The pilot migrated a representative molecular docking workflow that runs on UAB's 888 core campus compute cluster using the SGE batch scheduler to a workflow that could be executed in Condor scheduling and resource allocation environment. This workflow is constructed on the AutoDock molecular docking application from The Scripps Research Institute. Standard AutoDock workflows group individual receptor-ligand docking search as independent compute jobs. A large database of ligands and receptors is broken down into individual docking pairs each of which are processed by an independent instance of the AutoDock application.
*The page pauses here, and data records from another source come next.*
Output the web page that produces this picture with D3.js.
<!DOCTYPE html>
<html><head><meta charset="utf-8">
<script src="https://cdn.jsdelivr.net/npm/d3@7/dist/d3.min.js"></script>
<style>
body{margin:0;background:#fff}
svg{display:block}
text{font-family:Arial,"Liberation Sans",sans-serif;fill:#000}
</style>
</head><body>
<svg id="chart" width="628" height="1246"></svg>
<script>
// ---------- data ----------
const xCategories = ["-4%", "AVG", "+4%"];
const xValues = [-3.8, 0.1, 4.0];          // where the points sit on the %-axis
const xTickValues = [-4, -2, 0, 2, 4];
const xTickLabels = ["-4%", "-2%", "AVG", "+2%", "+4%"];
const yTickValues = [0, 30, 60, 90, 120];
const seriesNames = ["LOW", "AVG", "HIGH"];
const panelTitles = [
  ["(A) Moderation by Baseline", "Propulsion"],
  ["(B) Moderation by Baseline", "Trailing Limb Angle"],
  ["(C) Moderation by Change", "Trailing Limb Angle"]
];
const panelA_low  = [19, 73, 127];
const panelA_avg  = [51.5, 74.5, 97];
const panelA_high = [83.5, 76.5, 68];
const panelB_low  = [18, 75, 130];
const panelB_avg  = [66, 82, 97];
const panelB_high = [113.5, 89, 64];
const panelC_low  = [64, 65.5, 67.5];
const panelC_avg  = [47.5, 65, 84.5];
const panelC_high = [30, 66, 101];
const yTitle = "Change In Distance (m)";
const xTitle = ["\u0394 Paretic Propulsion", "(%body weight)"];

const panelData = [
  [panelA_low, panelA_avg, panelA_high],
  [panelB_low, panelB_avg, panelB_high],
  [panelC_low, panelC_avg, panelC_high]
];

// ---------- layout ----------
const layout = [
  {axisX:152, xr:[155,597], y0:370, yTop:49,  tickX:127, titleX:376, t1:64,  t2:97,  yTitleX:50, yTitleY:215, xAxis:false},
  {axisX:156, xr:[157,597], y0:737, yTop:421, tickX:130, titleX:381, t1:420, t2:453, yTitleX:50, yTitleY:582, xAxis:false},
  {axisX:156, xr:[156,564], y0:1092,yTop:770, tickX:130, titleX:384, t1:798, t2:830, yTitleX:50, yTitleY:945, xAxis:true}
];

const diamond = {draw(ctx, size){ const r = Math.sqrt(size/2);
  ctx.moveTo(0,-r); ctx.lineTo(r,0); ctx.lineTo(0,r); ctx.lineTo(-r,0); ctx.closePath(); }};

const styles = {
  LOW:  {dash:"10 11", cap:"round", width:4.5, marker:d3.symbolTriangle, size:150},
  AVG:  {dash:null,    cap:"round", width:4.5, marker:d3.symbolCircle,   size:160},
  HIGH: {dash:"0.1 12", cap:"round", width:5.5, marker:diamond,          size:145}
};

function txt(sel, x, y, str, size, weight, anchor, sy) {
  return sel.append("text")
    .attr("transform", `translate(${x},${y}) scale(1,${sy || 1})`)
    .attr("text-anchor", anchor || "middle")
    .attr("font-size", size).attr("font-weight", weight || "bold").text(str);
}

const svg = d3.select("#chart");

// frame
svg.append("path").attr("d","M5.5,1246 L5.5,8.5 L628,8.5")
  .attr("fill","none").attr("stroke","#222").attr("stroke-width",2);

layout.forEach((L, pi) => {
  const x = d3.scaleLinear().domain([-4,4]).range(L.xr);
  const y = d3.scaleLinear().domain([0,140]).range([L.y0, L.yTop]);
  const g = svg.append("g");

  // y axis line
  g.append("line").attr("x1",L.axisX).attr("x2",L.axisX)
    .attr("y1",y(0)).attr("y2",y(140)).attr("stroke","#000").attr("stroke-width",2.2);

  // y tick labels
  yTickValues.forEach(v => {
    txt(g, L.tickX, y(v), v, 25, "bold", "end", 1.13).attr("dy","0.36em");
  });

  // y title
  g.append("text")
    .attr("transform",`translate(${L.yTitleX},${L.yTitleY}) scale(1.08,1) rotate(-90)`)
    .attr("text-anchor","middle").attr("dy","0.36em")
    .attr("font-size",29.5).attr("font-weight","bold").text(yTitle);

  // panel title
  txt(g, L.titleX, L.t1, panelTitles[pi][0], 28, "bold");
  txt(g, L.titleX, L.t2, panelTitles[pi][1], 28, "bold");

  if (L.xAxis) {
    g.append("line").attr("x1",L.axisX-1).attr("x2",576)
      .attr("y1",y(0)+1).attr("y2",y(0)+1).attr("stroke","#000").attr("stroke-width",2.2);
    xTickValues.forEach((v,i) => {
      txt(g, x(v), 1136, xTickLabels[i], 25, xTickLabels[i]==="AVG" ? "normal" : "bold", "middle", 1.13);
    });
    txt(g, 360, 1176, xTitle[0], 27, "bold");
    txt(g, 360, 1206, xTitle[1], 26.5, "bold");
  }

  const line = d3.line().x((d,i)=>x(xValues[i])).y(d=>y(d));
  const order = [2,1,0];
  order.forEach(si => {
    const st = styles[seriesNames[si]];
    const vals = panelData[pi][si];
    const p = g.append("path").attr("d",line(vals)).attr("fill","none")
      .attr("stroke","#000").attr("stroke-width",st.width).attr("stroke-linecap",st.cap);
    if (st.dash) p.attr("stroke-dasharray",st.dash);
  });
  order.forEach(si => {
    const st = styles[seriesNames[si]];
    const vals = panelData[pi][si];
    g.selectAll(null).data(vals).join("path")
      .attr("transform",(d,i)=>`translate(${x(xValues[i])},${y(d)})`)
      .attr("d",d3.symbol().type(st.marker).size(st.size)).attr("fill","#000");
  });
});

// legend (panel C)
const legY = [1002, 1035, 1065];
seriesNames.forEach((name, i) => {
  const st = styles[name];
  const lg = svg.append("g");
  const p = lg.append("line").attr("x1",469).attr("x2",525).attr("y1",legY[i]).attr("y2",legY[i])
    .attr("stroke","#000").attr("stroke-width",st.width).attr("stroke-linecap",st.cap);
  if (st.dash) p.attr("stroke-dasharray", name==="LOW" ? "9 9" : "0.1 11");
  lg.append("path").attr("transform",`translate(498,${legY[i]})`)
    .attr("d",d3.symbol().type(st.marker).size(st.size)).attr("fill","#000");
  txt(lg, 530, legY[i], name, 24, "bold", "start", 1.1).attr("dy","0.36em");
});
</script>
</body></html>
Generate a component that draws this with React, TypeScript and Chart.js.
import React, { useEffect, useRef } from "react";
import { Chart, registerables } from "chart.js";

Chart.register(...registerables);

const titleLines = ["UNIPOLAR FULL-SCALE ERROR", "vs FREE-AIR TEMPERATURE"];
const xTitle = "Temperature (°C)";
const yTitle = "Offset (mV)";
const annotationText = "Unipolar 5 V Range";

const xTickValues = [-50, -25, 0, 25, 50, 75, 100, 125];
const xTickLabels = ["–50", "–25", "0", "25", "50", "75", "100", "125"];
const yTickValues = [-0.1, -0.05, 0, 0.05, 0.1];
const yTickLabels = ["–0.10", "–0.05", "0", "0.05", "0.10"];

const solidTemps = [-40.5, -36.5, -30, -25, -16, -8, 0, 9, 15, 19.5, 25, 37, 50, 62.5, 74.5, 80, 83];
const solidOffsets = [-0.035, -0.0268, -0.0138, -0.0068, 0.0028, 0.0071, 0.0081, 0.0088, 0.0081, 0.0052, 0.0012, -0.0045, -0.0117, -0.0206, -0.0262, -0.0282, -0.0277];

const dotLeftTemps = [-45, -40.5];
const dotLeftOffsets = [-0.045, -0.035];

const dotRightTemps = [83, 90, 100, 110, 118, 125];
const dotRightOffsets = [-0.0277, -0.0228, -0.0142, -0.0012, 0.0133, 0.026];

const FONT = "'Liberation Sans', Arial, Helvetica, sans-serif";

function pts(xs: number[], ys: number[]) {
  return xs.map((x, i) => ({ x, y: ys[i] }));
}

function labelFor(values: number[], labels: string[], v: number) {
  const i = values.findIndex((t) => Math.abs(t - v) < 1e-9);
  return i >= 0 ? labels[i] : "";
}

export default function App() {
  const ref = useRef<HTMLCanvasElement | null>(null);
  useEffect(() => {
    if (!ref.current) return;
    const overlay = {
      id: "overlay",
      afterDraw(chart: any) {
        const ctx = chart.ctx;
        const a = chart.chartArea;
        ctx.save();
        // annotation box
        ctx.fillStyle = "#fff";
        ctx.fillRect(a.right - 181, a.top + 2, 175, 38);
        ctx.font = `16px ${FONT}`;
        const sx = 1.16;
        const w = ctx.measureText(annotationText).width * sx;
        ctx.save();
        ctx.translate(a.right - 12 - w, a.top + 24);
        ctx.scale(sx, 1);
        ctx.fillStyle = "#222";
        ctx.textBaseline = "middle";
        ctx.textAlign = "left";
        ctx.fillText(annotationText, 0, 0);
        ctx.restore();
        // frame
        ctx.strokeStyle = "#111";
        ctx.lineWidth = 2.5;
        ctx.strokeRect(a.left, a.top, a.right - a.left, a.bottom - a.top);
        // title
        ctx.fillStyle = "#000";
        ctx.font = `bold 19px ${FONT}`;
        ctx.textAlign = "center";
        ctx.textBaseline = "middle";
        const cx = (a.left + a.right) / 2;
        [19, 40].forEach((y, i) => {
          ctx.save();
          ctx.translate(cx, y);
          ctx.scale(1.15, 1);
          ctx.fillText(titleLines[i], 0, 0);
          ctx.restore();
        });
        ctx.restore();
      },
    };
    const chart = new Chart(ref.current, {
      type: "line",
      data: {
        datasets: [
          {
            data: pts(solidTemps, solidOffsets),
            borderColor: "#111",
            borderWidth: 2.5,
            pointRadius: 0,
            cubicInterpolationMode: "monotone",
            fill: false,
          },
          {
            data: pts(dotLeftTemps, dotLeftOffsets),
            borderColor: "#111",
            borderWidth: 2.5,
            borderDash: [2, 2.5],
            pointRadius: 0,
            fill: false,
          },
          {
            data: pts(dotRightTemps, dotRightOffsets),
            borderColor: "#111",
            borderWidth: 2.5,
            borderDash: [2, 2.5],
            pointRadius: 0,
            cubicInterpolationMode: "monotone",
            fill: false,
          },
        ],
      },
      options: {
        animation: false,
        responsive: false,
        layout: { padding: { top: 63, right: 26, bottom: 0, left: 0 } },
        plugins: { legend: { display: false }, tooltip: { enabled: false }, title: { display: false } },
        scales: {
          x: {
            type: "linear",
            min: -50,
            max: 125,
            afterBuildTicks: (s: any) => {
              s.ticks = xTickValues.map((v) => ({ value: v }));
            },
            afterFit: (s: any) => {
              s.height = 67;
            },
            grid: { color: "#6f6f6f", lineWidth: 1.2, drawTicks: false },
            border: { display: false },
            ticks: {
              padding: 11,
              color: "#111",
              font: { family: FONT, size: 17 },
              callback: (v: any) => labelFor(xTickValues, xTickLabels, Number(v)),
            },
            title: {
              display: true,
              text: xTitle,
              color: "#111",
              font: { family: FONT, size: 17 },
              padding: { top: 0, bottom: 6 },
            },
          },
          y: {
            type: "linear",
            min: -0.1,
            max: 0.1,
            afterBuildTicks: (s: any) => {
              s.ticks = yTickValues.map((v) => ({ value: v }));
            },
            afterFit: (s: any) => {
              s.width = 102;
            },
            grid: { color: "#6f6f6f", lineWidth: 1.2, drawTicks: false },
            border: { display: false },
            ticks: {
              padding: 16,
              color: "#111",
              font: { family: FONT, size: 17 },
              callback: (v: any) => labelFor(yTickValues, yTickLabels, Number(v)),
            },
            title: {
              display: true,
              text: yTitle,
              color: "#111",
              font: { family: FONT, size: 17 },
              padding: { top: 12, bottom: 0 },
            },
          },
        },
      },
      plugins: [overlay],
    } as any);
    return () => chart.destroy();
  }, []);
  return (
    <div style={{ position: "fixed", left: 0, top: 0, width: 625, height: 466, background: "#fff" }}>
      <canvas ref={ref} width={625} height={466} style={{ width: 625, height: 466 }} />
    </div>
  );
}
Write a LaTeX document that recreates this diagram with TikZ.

This independence between work units makes an AutoDock-based molecular docking workflow an inherently good candidate for migration to the distributed and dynamic compute fabrics typical of Condor environments.
The primary consideration in the migration of this workflow to Condor was to re-package the data sets so they could be effectively distributed to many unrelated compute nodes. In traditional compute clusters all nodes are in close physical proximity and operated as a common administrative unit. This makes it possible to provide access to a shared file system across the cluster and hide data distribution to compute nodes behind a global file name space and high speed networks. In a Condor environment, compute nodes are typically spread across many physical locations and their administrative independence makes it difficult to provide global file name space. The potential variability in network speeds to compute nodes also necessitates disciplined data transfer. It is detrimental to distribute the full data set to all compute nodes when each node may only work on a small portion of the data. Given the three Condor fabrics targeted in the pilot, our focus was on a simple, static packaging that would treat one receptor and five ligands as a single job. That is, each job would compute 5 molecular pairings. Furthermore, each job would only require that the 1 target receptor and the 5 candidate ligands be staged to the compute node providing an adequate balance between data set size (job staging transfer time) and computational time.
A second consideration in the workflow migration was availability of tools on the compute nodes. The standard AutoDock workflow consists of two parts, data preparation and molecular docking. The data preparation component could potentially be distributed but it has many application dependencies that would have to resolved on each compute node. Because data preparation is computationally light in comparison to the docking search effort and because it is independent of the actual docking, we chose to run this step once locally and produce a ready-to-run data set for molecular docking. The molecular docking step is completely managed by the AutoDock executable which is self contained and easily distributed along with the data sets.
Finally, there are syntactic difference between SGE and Condor requiring conversion of the job submit code to support Condor in lieu of SGE.